| Task material |
— BEGIN —
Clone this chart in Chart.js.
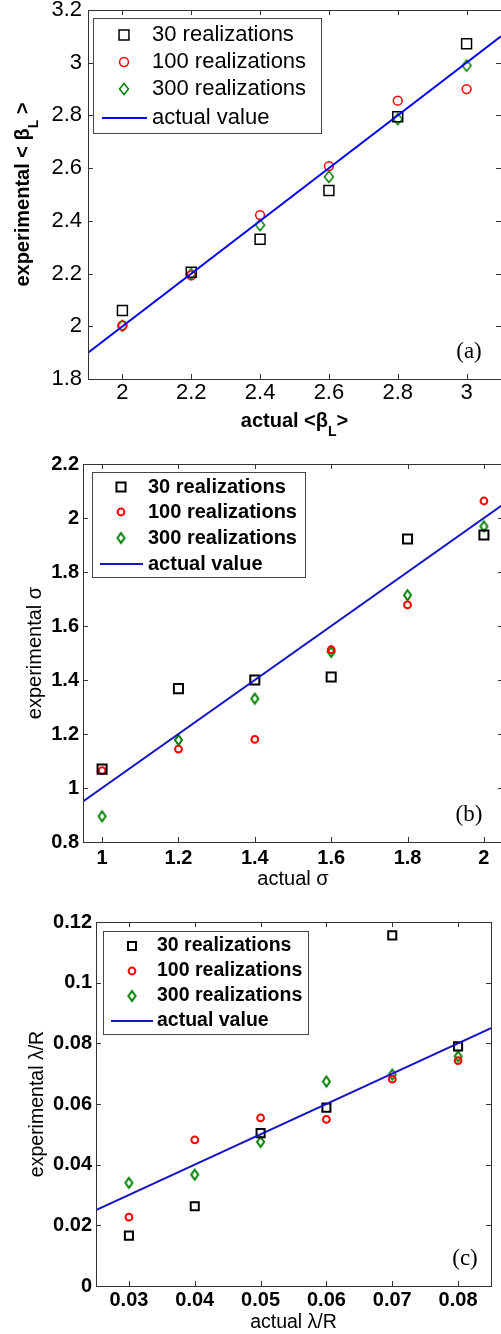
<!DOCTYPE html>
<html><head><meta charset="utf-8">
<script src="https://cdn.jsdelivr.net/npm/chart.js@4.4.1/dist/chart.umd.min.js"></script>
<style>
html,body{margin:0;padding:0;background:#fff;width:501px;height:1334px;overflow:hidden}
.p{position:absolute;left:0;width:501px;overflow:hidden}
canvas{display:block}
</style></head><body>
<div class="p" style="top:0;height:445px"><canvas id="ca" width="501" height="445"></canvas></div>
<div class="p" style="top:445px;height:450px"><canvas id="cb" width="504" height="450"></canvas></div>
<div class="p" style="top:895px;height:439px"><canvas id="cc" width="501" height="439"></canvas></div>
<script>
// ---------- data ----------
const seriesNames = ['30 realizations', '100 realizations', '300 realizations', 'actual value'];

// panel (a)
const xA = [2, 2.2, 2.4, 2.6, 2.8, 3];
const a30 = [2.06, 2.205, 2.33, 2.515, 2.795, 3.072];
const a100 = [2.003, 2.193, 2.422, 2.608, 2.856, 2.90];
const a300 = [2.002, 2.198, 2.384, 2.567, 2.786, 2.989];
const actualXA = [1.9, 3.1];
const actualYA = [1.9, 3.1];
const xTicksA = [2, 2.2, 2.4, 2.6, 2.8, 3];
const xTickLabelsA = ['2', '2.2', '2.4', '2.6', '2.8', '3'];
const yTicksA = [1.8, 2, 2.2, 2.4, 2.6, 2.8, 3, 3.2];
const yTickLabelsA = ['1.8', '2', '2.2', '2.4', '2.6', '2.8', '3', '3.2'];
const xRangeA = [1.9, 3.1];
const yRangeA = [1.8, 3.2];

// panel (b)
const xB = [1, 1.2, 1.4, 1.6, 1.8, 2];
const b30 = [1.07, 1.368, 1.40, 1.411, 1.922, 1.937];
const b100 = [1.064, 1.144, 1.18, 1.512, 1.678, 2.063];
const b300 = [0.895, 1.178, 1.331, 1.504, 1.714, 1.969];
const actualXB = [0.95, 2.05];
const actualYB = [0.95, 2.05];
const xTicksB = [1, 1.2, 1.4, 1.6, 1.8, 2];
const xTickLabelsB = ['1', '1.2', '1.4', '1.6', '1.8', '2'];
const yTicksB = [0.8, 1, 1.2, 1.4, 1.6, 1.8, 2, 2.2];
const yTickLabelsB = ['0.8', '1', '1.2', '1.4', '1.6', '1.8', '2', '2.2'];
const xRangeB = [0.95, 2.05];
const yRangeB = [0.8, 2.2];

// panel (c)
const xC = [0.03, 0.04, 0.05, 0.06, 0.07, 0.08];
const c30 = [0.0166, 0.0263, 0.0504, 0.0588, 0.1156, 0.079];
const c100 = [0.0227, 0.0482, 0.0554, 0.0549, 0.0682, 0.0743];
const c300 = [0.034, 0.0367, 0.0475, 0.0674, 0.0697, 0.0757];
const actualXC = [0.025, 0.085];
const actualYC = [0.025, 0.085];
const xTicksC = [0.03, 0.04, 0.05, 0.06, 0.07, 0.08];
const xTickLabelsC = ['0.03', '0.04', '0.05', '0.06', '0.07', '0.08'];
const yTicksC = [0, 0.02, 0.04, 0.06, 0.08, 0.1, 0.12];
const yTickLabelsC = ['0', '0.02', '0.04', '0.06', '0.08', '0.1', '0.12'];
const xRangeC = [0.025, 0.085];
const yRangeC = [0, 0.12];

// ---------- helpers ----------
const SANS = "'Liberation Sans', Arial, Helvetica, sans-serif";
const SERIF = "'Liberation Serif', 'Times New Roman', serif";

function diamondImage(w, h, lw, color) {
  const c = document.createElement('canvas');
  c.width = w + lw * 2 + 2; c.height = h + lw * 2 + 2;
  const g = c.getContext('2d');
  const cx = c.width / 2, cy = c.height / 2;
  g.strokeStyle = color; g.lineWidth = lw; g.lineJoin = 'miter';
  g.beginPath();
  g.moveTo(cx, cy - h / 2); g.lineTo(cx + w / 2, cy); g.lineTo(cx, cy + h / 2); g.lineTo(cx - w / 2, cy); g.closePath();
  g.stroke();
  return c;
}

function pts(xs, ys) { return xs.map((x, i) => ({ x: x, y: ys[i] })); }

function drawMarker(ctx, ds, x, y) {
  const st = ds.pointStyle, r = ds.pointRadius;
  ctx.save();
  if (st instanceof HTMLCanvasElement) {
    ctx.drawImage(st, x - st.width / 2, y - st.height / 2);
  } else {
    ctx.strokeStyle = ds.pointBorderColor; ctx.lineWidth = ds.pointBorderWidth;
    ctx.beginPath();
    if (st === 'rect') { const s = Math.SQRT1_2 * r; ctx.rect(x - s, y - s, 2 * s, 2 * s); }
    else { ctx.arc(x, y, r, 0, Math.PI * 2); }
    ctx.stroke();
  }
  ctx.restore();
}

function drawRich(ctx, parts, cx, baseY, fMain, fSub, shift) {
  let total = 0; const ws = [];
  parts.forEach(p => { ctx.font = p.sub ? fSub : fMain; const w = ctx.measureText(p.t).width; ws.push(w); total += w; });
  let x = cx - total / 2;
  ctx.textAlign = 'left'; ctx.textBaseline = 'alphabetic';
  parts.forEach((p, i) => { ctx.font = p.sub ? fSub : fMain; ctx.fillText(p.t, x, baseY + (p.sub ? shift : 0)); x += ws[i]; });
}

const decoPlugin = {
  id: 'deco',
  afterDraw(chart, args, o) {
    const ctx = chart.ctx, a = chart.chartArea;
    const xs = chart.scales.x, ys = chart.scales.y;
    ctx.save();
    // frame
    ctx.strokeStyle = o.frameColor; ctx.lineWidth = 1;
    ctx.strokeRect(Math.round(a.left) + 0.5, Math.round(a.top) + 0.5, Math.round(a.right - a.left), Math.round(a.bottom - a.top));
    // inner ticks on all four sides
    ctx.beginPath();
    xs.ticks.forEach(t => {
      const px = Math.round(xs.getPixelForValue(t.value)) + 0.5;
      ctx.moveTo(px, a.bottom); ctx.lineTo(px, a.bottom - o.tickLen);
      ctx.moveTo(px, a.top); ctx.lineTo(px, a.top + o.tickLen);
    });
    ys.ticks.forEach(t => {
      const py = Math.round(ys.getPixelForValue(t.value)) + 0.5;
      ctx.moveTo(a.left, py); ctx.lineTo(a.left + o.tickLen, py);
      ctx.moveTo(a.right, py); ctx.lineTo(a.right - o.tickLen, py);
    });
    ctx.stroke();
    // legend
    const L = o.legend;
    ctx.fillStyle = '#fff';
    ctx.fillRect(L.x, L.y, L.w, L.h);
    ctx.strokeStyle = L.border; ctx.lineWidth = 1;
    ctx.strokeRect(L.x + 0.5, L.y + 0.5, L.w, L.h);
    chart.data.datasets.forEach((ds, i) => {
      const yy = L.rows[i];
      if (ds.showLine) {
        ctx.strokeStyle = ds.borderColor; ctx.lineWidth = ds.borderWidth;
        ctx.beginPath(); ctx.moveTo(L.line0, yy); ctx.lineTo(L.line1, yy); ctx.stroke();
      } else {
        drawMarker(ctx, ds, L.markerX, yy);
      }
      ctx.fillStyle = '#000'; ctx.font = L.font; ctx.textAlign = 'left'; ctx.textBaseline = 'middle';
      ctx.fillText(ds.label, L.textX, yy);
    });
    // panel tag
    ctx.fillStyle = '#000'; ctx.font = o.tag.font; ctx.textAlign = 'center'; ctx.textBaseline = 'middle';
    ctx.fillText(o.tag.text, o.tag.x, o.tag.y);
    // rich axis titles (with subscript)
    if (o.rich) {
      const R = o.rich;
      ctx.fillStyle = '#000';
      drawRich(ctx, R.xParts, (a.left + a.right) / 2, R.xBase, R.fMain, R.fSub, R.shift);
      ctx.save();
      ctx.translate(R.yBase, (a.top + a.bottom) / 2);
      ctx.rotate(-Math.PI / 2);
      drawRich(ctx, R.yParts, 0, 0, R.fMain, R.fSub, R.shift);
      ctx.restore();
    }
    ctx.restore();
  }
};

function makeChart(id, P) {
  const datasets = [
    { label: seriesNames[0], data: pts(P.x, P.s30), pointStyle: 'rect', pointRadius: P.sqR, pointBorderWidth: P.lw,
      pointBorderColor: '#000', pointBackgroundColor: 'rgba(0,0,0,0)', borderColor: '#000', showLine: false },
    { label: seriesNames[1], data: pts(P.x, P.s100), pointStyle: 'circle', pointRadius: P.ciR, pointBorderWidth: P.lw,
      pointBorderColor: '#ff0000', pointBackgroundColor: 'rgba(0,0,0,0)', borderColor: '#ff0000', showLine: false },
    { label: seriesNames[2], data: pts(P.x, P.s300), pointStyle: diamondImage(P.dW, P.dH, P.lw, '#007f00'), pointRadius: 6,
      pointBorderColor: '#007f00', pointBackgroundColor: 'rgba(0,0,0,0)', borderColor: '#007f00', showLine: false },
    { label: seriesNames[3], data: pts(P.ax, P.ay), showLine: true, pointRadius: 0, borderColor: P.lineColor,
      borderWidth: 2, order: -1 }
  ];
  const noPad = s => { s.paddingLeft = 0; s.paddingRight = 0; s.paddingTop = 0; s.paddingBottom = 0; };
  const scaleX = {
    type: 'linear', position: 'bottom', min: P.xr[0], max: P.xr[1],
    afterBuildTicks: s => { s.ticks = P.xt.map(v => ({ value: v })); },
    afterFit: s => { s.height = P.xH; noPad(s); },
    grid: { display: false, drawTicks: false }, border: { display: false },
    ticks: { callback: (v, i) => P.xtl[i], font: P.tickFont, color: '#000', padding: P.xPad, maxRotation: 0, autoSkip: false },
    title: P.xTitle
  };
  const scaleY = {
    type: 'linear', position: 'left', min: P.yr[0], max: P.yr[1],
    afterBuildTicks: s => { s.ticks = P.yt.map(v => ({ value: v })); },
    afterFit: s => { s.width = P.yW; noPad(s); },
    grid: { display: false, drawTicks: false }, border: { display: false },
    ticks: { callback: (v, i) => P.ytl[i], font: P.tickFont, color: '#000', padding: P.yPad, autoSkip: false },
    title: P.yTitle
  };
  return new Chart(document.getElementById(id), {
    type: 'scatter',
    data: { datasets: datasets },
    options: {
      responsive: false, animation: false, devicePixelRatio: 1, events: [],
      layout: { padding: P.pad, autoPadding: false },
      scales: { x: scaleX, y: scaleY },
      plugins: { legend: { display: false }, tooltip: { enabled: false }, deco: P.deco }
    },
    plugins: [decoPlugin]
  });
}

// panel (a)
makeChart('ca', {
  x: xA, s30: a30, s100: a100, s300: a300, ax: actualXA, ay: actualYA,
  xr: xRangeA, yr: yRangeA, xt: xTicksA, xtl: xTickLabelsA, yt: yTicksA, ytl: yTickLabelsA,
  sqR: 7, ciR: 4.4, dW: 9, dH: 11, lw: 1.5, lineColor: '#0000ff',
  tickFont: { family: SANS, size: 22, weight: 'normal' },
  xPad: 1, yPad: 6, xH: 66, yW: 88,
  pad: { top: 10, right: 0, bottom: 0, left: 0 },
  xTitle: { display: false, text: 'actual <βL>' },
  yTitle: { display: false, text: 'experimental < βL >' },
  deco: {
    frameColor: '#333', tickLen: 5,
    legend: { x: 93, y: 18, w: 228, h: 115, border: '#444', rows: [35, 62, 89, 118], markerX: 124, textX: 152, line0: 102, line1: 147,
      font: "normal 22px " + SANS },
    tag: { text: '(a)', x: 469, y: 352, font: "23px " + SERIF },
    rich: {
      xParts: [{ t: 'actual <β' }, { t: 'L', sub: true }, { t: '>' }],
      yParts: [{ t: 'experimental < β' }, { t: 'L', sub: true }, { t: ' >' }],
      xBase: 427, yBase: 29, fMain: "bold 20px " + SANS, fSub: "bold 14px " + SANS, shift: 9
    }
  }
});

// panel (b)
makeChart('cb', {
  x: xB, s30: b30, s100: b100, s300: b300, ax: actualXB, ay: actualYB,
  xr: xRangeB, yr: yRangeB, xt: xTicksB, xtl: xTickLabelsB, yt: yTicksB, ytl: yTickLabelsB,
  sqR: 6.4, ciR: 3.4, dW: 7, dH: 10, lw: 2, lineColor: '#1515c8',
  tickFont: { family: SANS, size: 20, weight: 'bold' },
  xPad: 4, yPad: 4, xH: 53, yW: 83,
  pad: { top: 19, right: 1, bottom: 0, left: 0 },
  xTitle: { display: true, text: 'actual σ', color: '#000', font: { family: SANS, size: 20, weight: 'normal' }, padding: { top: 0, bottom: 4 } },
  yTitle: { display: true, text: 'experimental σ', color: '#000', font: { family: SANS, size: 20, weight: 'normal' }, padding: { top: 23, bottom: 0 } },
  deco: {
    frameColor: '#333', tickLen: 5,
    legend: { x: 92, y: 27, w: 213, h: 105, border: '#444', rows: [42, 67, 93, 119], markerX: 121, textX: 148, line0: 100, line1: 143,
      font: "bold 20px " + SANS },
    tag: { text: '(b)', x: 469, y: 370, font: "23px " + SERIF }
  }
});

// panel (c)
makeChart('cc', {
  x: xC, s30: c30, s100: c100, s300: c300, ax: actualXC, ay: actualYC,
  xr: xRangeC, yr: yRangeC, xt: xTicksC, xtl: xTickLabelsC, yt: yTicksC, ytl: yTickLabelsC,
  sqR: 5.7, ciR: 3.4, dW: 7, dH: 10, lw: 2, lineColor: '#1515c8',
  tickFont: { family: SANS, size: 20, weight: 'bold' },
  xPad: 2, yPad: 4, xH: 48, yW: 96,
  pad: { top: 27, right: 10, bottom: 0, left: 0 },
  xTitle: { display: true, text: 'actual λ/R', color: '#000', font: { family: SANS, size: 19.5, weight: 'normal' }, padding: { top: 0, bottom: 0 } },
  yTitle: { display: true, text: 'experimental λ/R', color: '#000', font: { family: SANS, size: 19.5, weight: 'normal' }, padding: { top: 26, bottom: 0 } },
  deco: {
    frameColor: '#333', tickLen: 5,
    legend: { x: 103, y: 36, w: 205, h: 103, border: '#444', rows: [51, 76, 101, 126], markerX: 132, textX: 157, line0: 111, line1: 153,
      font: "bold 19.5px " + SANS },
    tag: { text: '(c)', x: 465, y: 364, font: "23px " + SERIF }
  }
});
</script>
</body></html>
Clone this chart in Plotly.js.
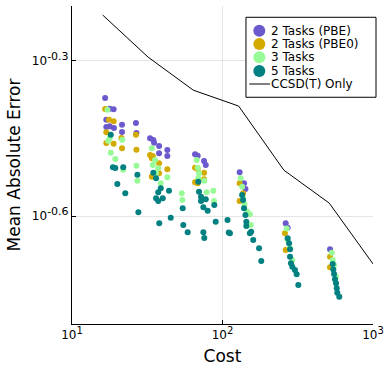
— END —
| Work to be completed |
Filter the listing above for the string "this" and copy every matching line.

| Exercise response |
Clone this chart in Chart.js.
Clone this chart in Plotly.js.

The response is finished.